HASTALIKLARDAN KORUNMAK İÇİN 10 ETKİLİ ÖNLEM!

*Ellerinizi sık sık su ve sabunla en az 20 saniye yıkayın, özellikle yemeklerden önce mutlaka hijyene dikkat edin. Su ve sabunun olmadığı yerlerde dezenfektan kullanın.

*Kalabalık mekanlardan kaçının, mümkün olmuyorsa da maske takın.

*Toplu taşıma, cep telefonu ve kapı kolları yüksek bulaş riski taşıdığından gün içerisinde ellerinizi yıkamadan yüzünüze götürmeyin.

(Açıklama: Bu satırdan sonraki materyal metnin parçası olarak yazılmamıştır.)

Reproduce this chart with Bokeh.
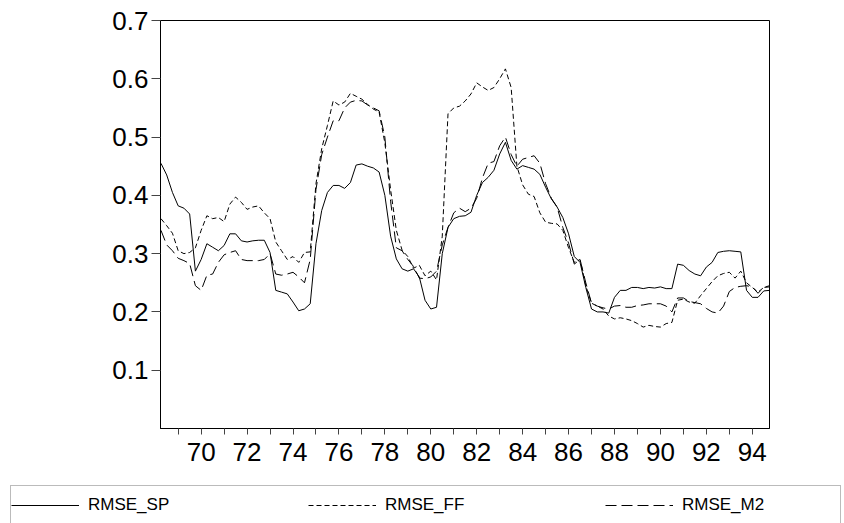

*Bağışıklığınızı güçlendirmek için mevsim sebze-meyveleriyle beslenin, bol sıvı (su, çorba, ayran, kefir) tüketin, yeterli ve kaliteli uyuyun, düzenli egzersiz yapın.

*Hava sıcaklıkları gün içerisinde değişkenlik gösterebildiğinden kıyafet seçiminizi ona göre yapın. Çok kalın tek bir kıyafet yerine daha ince birkaç kat giyinerek ortam sıcaklığına göre ayarlayın.

*Aşı olun.

*Islak saçla dışarı çıkmayın.

*Sosyal mesafenizi koruyun ve öpüşme/ tokalaşma yerine başınızla selam verin.

*Hapşırırken veya öksürürken avuç içinizi değil kağıt mendil kullanın ve hemen çöpe atın.

*Evde ya da çevrenizde hasta bir kişi varsa ortak eşyalar kullanmayın, çok yakın temasta bulunmayın, maske ve mesafeyi korumaya dikkat edin.